_Dataset content:_

----------------------------------------

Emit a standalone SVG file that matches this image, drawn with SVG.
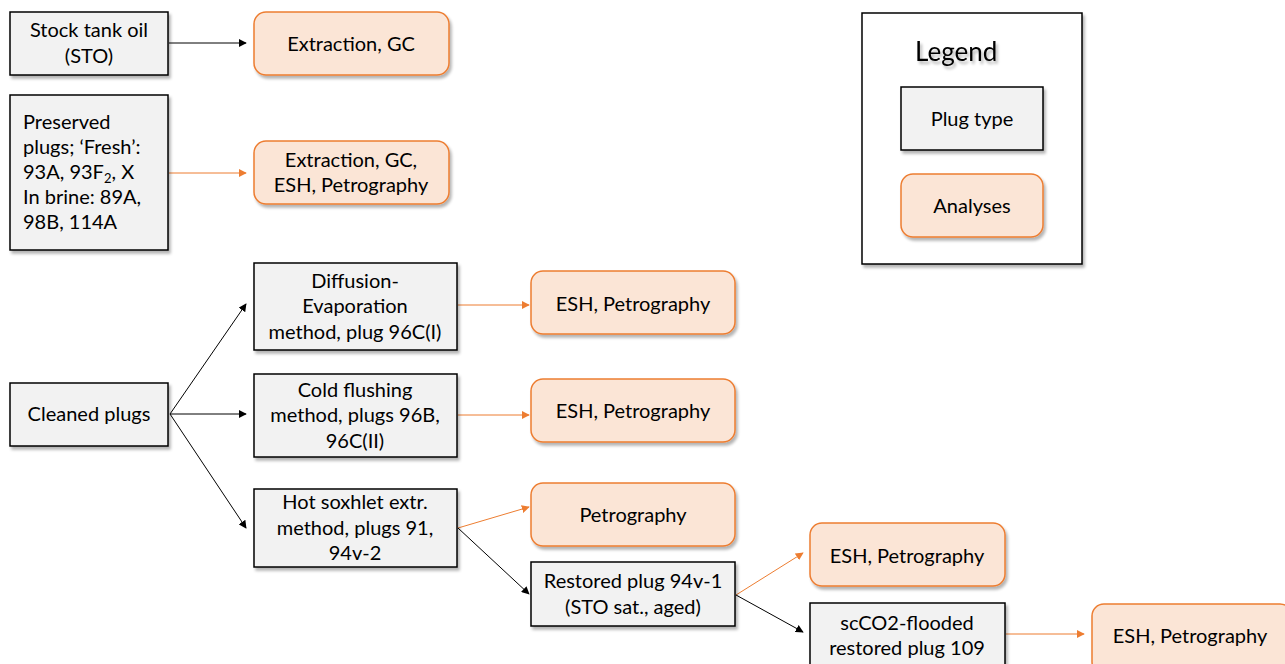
<svg xmlns="http://www.w3.org/2000/svg" width="1285" height="664" viewBox="0 0 1285 664">
<defs>
<filter id="sh" x="-10%" y="-10%" width="130%" height="130%">
<feGaussianBlur in="SourceAlpha" stdDeviation="1.5"/>
<feOffset dx="2" dy="3" result="o"/>
<feComponentTransfer><feFuncA type="linear" slope="0.3"/></feComponentTransfer>
<feMerge><feMergeNode/><feMergeNode in="SourceGraphic"/></feMerge>
</filter>
<filter id="tsh" x="-10%" y="-20%" width="130%" height="160%">
<feGaussianBlur in="SourceAlpha" stdDeviation="1.5"/>
<feOffset dx="2" dy="3"/>
<feComponentTransfer><feFuncA type="linear" slope="0.3"/></feComponentTransfer>
<feMerge><feMergeNode/><feMergeNode in="SourceGraphic"/></feMerge>
</filter>
<marker id="ab" viewBox="0 0 10 10" refX="9" refY="5" markerWidth="8" markerHeight="8" markerUnits="userSpaceOnUse" orient="auto"><path d="M0,0 L10,5 L0,10 z" fill="#000"/></marker>
<marker id="ao" viewBox="0 0 10 10" refX="9" refY="5" markerWidth="8" markerHeight="8" markerUnits="userSpaceOnUse" orient="auto"><path d="M0,0 L10,5 L0,10 z" fill="#ed7d31"/></marker>
</defs>
<style>
.p{fill:#f2f2f2;stroke:#000;stroke-width:1.5;filter:url(#sh)}
.a{fill:#fbe5d6;stroke:#ed7d31;stroke-width:1.5;filter:url(#sh)}
text{font-family:Lato,"Open Sans",sans-serif;font-size:20px;fill:#000;text-anchor:middle}
.l{text-anchor:start}
.lg{font-size:26px;text-anchor:start;filter:url(#tsh)}
.k{stroke:#000;stroke-width:1;fill:none;marker-end:url(#ab)}
.o{stroke:#ed7d31;stroke-width:1;fill:none;marker-end:url(#ao)}
</style>
<rect width="1285" height="664" fill="#fff"/>
<g id="connectors">
<line class="k" x1="169" y1="43" x2="246" y2="43"/>
<line class="o" x1="169" y1="173" x2="246" y2="173"/>
<line class="k" x1="170" y1="414" x2="246" y2="304"/>
<line class="k" x1="170" y1="414" x2="246" y2="414"/>
<line class="k" x1="170" y1="414" x2="246" y2="528"/>
<line class="o" x1="458" y1="305" x2="529" y2="305"/>
<line class="o" x1="458" y1="415" x2="529" y2="415"/>
<line class="o" x1="458" y1="528" x2="529" y2="507"/>
<line class="k" x1="458" y1="528" x2="529" y2="594"/>
<line class="o" x1="736" y1="595" x2="803" y2="553"/>
<line class="k" x1="736" y1="595" x2="803" y2="632"/>
<line class="o" x1="1006" y1="634" x2="1084" y2="634"/>
</g>
<g id="sto"><rect class="p" x="10" y="12" width="158" height="63"/><text x="89" y="37">Stock tank oil</text><text x="89" y="63">(STO)</text></g>
<g id="ext1"><rect class="a" x="254" y="12" width="195" height="63" rx="12"/><text x="351" y="51">Extraction, GC</text></g>
<g id="preserved"><rect class="p" x="10" y="95" width="158" height="155"/>
<text class="l" x="23" y="129">Preserved</text>
<text class="l" x="23" y="154">plugs; ‘Fresh’:</text>
<text class="l" x="23" y="179">93A, 93F<tspan font-size="13" dy="4">2</tspan><tspan dy="-4">, X</tspan></text>
<text class="l" x="23" y="204">In brine: 89A,</text>
<text class="l" x="23" y="229">98B, 114A</text></g>
<g id="ext2"><rect class="a" x="254" y="141" width="195" height="63" rx="12"/><text x="351" y="167">Extraction, GC,</text><text x="351" y="192">ESH, Petrography</text></g>
<g id="cleaned"><rect class="p" x="10" y="383" width="158" height="63"/><text x="89" y="421">Cleaned plugs</text></g>
<g id="diffusion"><rect class="p" x="254" y="263" width="203" height="87"/><text x="355" y="288">Diffusion-</text><text x="355" y="313">Evaporation</text><text x="355" y="339">method, plug 96C(I)</text></g>
<g id="cold"><rect class="p" x="254" y="374" width="203" height="83"/><text x="355" y="397">Cold flushing</text><text x="355" y="422">method, plugs 96B,</text><text x="355" y="448">96C(II)</text></g>
<g id="hot"><rect class="p" x="254" y="489" width="203" height="78"/><text x="355" y="509">Hot soxhlet extr.</text><text x="355" y="535">method, plugs 91,</text><text x="355" y="560">94v-2</text></g>
<g id="esh1"><rect class="a" x="531" y="271" width="204" height="63" rx="12"/><text x="633" y="311">ESH, Petrography</text></g>
<g id="esh2"><rect class="a" x="531" y="379" width="204" height="63" rx="12"/><text x="633" y="418">ESH, Petrography</text></g>
<g id="petro"><rect class="a" x="531" y="483" width="204" height="63" rx="12"/><text x="633" y="522">Petrography</text></g>
<g id="restored"><rect class="p" x="531" y="562" width="204" height="64"/><text x="633" y="588">Restored plug 94v-1</text><text x="633" y="614">(STO sat., aged)</text></g>
<g id="esh3"><rect class="a" x="810" y="523" width="195" height="63" rx="12"/><text x="907" y="563">ESH, Petrography</text></g>
<g id="scco2"><rect class="p" x="810" y="603" width="195" height="70"/><text x="907" y="630">scCO2-flooded</text><text x="907" y="655">restored plug 109</text></g>
<g id="esh4"><rect class="a" x="1092" y="604" width="200" height="70" rx="12"/><text x="1190" y="643">ESH, Petrography</text></g>
<g id="legend"><rect x="862" y="13" width="220" height="251" fill="#fff" stroke="#000" stroke-width="1.5" filter="url(#sh)"/>
<text class="lg" x="915" y="61">Legend</text>
<rect class="p" x="901" y="87" width="142" height="63"/><text x="972" y="126">Plug type</text>
<rect class="a" x="901" y="174" width="142" height="63" rx="12"/><text x="972" y="213">Analyses</text></g>
</svg>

----------------------------------------

_What to do:_ Copy the material exactly. Do not include the pictures.

_Solution for this task:_
Emit a standalone SVG file that matches this image, drawn with SVG.
<svg xmlns="http://www.w3.org/2000/svg" width="1285" height="664" viewBox="0 0 1285 664">
<defs>
<filter id="sh" x="-10%" y="-10%" width="130%" height="130%">
<feGaussianBlur in="SourceAlpha" stdDeviation="1.5"/>
<feOffset dx="2" dy="3" result="o"/>
<feComponentTransfer><feFuncA type="linear" slope="0.3"/></feComponentTransfer>
<feMerge><feMergeNode/><feMergeNode in="SourceGraphic"/></feMerge>
</filter>
<filter id="tsh" x="-10%" y="-20%" width="130%" height="160%">
<feGaussianBlur in="SourceAlpha" stdDeviation="1.5"/>
<feOffset dx="2" dy="3"/>
<feComponentTransfer><feFuncA type="linear" slope="0.3"/></feComponentTransfer>
<feMerge><feMergeNode/><feMergeNode in="SourceGraphic"/></feMerge>
</filter>
<marker id="ab" viewBox="0 0 10 10" refX="9" refY="5" markerWidth="8" markerHeight="8" markerUnits="userSpaceOnUse" orient="auto"><path d="M0,0 L10,5 L0,10 z" fill="#000"/></marker>
<marker id="ao" viewBox="0 0 10 10" refX="9" refY="5" markerWidth="8" markerHeight="8" markerUnits="userSpaceOnUse" orient="auto"><path d="M0,0 L10,5 L0,10 z" fill="#ed7d31"/></marker>
</defs>
<style>
.p{fill:#f2f2f2;stroke:#000;stroke-width:1.5;filter:url(#sh)}
.a{fill:#fbe5d6;stroke:#ed7d31;stroke-width:1.5;filter:url(#sh)}
text{font-family:Lato,"Open Sans",sans-serif;font-size:20px;fill:#000;text-anchor:middle}
.l{text-anchor:start}
.lg{font-size:26px;text-anchor:start;filter:url(#tsh)}
.k{stroke:#000;stroke-width:1;fill:none;marker-end:url(#ab)}
.o{stroke:#ed7d31;stroke-width:1;fill:none;marker-end:url(#ao)}
</style>
<rect width="1285" height="664" fill="#fff"/>
<g id="connectors">
<line class="k" x1="169" y1="43" x2="246" y2="43"/>
<line class="o" x1="169" y1="173" x2="246" y2="173"/>
<line class="k" x1="170" y1="414" x2="246" y2="304"/>
<line class="k" x1="170" y1="414" x2="246" y2="414"/>
<line class="k" x1="170" y1="414" x2="246" y2="528"/>
<line class="o" x1="458" y1="305" x2="529" y2="305"/>
<line class="o" x1="458" y1="415" x2="529" y2="415"/>
<line class="o" x1="458" y1="528" x2="529" y2="507"/>
<line class="k" x1="458" y1="528" x2="529" y2="594"/>
<line class="o" x1="736" y1="595" x2="803" y2="553"/>
<line class="k" x1="736" y1="595" x2="803" y2="632"/>
<line class="o" x1="1006" y1="634" x2="1084" y2="634"/>
</g>
<g id="sto"><rect class="p" x="10" y="12" width="158" height="63"/><text x="89" y="37">Stock tank oil</text><text x="89" y="63">(STO)</text></g>
<g id="ext1"><rect class="a" x="254" y="12" width="195" height="63" rx="12"/><text x="351" y="51">Extraction, GC</text></g>
<g id="preserved"><rect class="p" x="10" y="95" width="158" height="155"/>
<text class="l" x="23" y="129">Preserved</text>
<text class="l" x="23" y="154">plugs; ‘Fresh’:</text>
<text class="l" x="23" y="179">93A, 93F<tspan font-size="13" dy="4">2</tspan><tspan dy="-4">, X</tspan></text>
<text class="l" x="23" y="204">In brine: 89A,</text>
<text class="l" x="23" y="229">98B, 114A</text></g>
<g id="ext2"><rect class="a" x="254" y="141" width="195" height="63" rx="12"/><text x="351" y="167">Extraction, GC,</text><text x="351" y="192">ESH, Petrography</text></g>
<g id="cleaned"><rect class="p" x="10" y="383" width="158" height="63"/><text x="89" y="421">Cleaned plugs</text></g>
<g id="diffusion"><rect class="p" x="254" y="263" width="203" height="87"/><text x="355" y="288">Diffusion-</text><text x="355" y="313">Evaporation</text><text x="355" y="339">method, plug 96C(I)</text></g>
<g id="cold"><rect class="p" x="254" y="374" width="203" height="83"/><text x="355" y="397">Cold flushing</text><text x="355" y="422">method, plugs 96B,</text><text x="355" y="448">96C(II)</text></g>
<g id="hot"><rect class="p" x="254" y="489" width="203" height="78"/><text x="355" y="509">Hot soxhlet extr.</text><text x="355" y="535">method, plugs 91,</text><text x="355" y="560">94v-2</text></g>
<g id="esh1"><rect class="a" x="531" y="271" width="204" height="63" rx="12"/><text x="633" y="311">ESH, Petrography</text></g>
<g id="esh2"><rect class="a" x="531" y="379" width="204" height="63" rx="12"/><text x="633" y="418">ESH, Petrography</text></g>
<g id="petro"><rect class="a" x="531" y="483" width="204" height="63" rx="12"/><text x="633" y="522">Petrography</text></g>
<g id="restored"><rect class="p" x="531" y="562" width="204" height="64"/><text x="633" y="588">Restored plug 94v-1</text><text x="633" y="614">(STO sat., aged)</text></g>
<g id="esh3"><rect class="a" x="810" y="523" width="195" height="63" rx="12"/><text x="907" y="563">ESH, Petrography</text></g>
<g id="scco2"><rect class="p" x="810" y="603" width="195" height="70"/><text x="907" y="630">scCO2-flooded</text><text x="907" y="655">restored plug 109</text></g>
<g id="esh4"><rect class="a" x="1092" y="604" width="200" height="70" rx="12"/><text x="1190" y="643">ESH, Petrography</text></g>
<g id="legend"><rect x="862" y="13" width="220" height="251" fill="#fff" stroke="#000" stroke-width="1.5" filter="url(#sh)"/>
<text class="lg" x="915" y="61">Legend</text>
<rect class="p" x="901" y="87" width="142" height="63"/><text x="972" y="126">Plug type</text>
<rect class="a" x="901" y="174" width="142" height="63" rx="12"/><text x="972" y="213">Analyses</text></g>
</svg>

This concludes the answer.